(begin)
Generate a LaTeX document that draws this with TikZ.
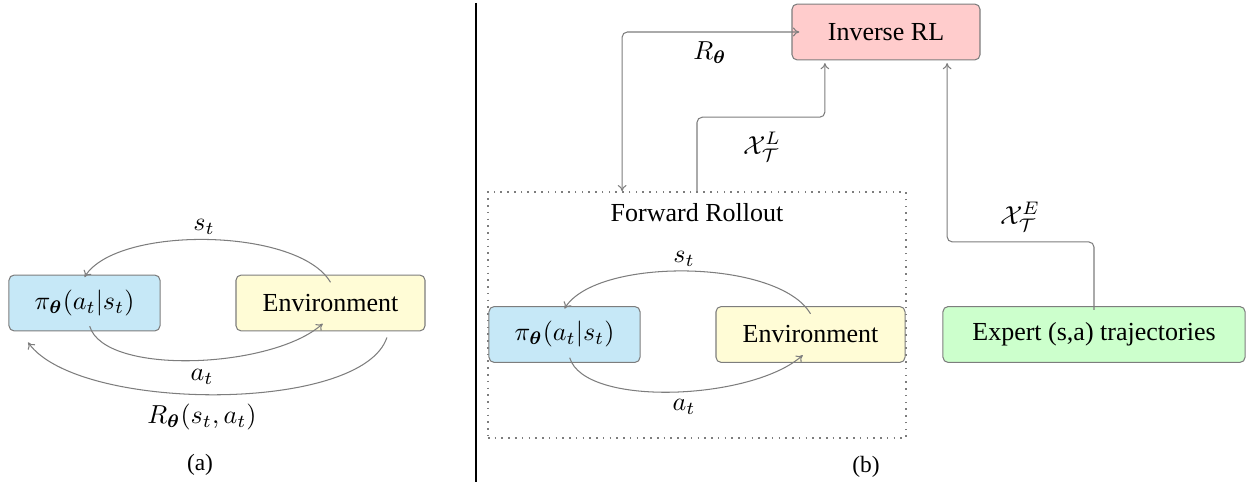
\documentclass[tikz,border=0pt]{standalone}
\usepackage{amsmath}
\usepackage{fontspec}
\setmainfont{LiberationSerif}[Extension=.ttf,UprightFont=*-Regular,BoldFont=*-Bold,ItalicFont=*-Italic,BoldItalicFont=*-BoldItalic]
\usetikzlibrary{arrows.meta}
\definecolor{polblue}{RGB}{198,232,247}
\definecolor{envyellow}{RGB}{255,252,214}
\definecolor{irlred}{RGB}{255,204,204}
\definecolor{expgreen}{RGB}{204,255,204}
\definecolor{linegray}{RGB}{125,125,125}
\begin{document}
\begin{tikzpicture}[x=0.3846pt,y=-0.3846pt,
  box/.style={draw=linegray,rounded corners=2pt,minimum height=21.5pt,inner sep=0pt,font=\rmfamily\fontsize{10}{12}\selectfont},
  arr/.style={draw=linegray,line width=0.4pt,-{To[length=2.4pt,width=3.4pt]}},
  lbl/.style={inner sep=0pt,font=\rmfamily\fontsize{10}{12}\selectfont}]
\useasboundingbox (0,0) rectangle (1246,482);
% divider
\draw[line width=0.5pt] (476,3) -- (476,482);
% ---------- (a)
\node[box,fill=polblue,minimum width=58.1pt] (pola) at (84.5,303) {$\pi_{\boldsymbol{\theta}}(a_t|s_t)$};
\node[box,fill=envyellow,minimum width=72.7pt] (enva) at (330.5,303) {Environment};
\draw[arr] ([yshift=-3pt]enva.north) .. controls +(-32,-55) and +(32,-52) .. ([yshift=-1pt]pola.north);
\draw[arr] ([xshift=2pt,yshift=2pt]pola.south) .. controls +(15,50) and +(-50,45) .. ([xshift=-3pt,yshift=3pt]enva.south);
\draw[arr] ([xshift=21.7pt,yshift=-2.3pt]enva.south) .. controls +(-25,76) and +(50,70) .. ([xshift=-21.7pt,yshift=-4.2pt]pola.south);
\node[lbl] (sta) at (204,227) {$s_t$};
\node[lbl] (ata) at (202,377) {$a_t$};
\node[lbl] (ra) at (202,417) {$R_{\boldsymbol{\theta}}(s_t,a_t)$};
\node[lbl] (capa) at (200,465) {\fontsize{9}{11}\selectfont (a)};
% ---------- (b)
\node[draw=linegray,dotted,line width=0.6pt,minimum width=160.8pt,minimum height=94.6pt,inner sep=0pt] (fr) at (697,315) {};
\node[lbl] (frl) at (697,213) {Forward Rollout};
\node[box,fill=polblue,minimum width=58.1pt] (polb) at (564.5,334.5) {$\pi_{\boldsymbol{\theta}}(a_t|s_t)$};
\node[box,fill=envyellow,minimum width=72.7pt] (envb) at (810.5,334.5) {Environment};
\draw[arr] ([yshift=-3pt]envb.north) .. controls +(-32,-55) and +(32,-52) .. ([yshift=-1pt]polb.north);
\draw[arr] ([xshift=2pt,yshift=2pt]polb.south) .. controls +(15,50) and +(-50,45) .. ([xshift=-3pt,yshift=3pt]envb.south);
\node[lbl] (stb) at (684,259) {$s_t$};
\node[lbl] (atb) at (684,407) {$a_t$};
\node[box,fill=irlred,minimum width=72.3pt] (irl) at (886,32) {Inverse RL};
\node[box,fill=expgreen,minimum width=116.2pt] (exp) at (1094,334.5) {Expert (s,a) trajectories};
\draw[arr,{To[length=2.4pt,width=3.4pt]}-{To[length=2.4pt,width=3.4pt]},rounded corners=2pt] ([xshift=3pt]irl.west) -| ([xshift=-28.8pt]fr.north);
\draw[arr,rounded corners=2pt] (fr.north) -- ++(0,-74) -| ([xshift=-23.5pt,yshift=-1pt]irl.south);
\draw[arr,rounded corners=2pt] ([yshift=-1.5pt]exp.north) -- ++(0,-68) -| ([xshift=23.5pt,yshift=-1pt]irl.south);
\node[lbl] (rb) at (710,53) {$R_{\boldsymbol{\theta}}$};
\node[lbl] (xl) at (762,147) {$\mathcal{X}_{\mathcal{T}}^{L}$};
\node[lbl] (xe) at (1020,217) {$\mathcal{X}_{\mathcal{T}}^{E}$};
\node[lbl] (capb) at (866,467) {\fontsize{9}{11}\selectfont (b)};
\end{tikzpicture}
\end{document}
(end)
From start to finish, output the listing exactly, but omit its pictures.

* [RESULT OF THIS EXERCISE]:
Generate a LaTeX document that draws this with TikZ.
\documentclass[tikz,border=0pt]{standalone}
\usepackage{amsmath}
\usepackage{fontspec}
\setmainfont{LiberationSerif}[Extension=.ttf,UprightFont=*-Regular,BoldFont=*-Bold,ItalicFont=*-Italic,BoldItalicFont=*-BoldItalic]
\usetikzlibrary{arrows.meta}
\definecolor{polblue}{RGB}{198,232,247}
\definecolor{envyellow}{RGB}{255,252,214}
\definecolor{irlred}{RGB}{255,204,204}
\definecolor{expgreen}{RGB}{204,255,204}
\definecolor{linegray}{RGB}{125,125,125}
\begin{document}
\begin{tikzpicture}[x=0.3846pt,y=-0.3846pt,
  box/.style={draw=linegray,rounded corners=2pt,minimum height=21.5pt,inner sep=0pt,font=\rmfamily\fontsize{10}{12}\selectfont},
  arr/.style={draw=linegray,line width=0.4pt,-{To[length=2.4pt,width=3.4pt]}},
  lbl/.style={inner sep=0pt,font=\rmfamily\fontsize{10}{12}\selectfont}]
\useasboundingbox (0,0) rectangle (1246,482);
% divider
\draw[line width=0.5pt] (476,3) -- (476,482);
% ---------- (a)
\node[box,fill=polblue,minimum width=58.1pt] (pola) at (84.5,303) {$\pi_{\boldsymbol{\theta}}(a_t|s_t)$};
\node[box,fill=envyellow,minimum width=72.7pt] (enva) at (330.5,303) {Environment};
\draw[arr] ([yshift=-3pt]enva.north) .. controls +(-32,-55) and +(32,-52) .. ([yshift=-1pt]pola.north);
\draw[arr] ([xshift=2pt,yshift=2pt]pola.south) .. controls +(15,50) and +(-50,45) .. ([xshift=-3pt,yshift=3pt]enva.south);
\draw[arr] ([xshift=21.7pt,yshift=-2.3pt]enva.south) .. controls +(-25,76) and +(50,70) .. ([xshift=-21.7pt,yshift=-4.2pt]pola.south);
\node[lbl] (sta) at (204,227) {$s_t$};
\node[lbl] (ata) at (202,377) {$a_t$};
\node[lbl] (ra) at (202,417) {$R_{\boldsymbol{\theta}}(s_t,a_t)$};
\node[lbl] (capa) at (200,465) {\fontsize{9}{11}\selectfont (a)};
% ---------- (b)
\node[draw=linegray,dotted,line width=0.6pt,minimum width=160.8pt,minimum height=94.6pt,inner sep=0pt] (fr) at (697,315) {};
\node[lbl] (frl) at (697,213) {Forward Rollout};
\node[box,fill=polblue,minimum width=58.1pt] (polb) at (564.5,334.5) {$\pi_{\boldsymbol{\theta}}(a_t|s_t)$};
\node[box,fill=envyellow,minimum width=72.7pt] (envb) at (810.5,334.5) {Environment};
\draw[arr] ([yshift=-3pt]envb.north) .. controls +(-32,-55) and +(32,-52) .. ([yshift=-1pt]polb.north);
\draw[arr] ([xshift=2pt,yshift=2pt]polb.south) .. controls +(15,50) and +(-50,45) .. ([xshift=-3pt,yshift=3pt]envb.south);
\node[lbl] (stb) at (684,259) {$s_t$};
\node[lbl] (atb) at (684,407) {$a_t$};
\node[box,fill=irlred,minimum width=72.3pt] (irl) at (886,32) {Inverse RL};
\node[box,fill=expgreen,minimum width=116.2pt] (exp) at (1094,334.5) {Expert (s,a) trajectories};
\draw[arr,{To[length=2.4pt,width=3.4pt]}-{To[length=2.4pt,width=3.4pt]},rounded corners=2pt] ([xshift=3pt]irl.west) -| ([xshift=-28.8pt]fr.north);
\draw[arr,rounded corners=2pt] (fr.north) -- ++(0,-74) -| ([xshift=-23.5pt,yshift=-1pt]irl.south);
\draw[arr,rounded corners=2pt] ([yshift=-1.5pt]exp.north) -- ++(0,-68) -| ([xshift=23.5pt,yshift=-1pt]irl.south);
\node[lbl] (rb) at (710,53) {$R_{\boldsymbol{\theta}}$};
\node[lbl] (xl) at (762,147) {$\mathcal{X}_{\mathcal{T}}^{L}$};
\node[lbl] (xe) at (1020,217) {$\mathcal{X}_{\mathcal{T}}^{E}$};
\node[lbl] (capb) at (866,467) {\fontsize{9}{11}\selectfont (b)};
\end{tikzpicture}
\end{document}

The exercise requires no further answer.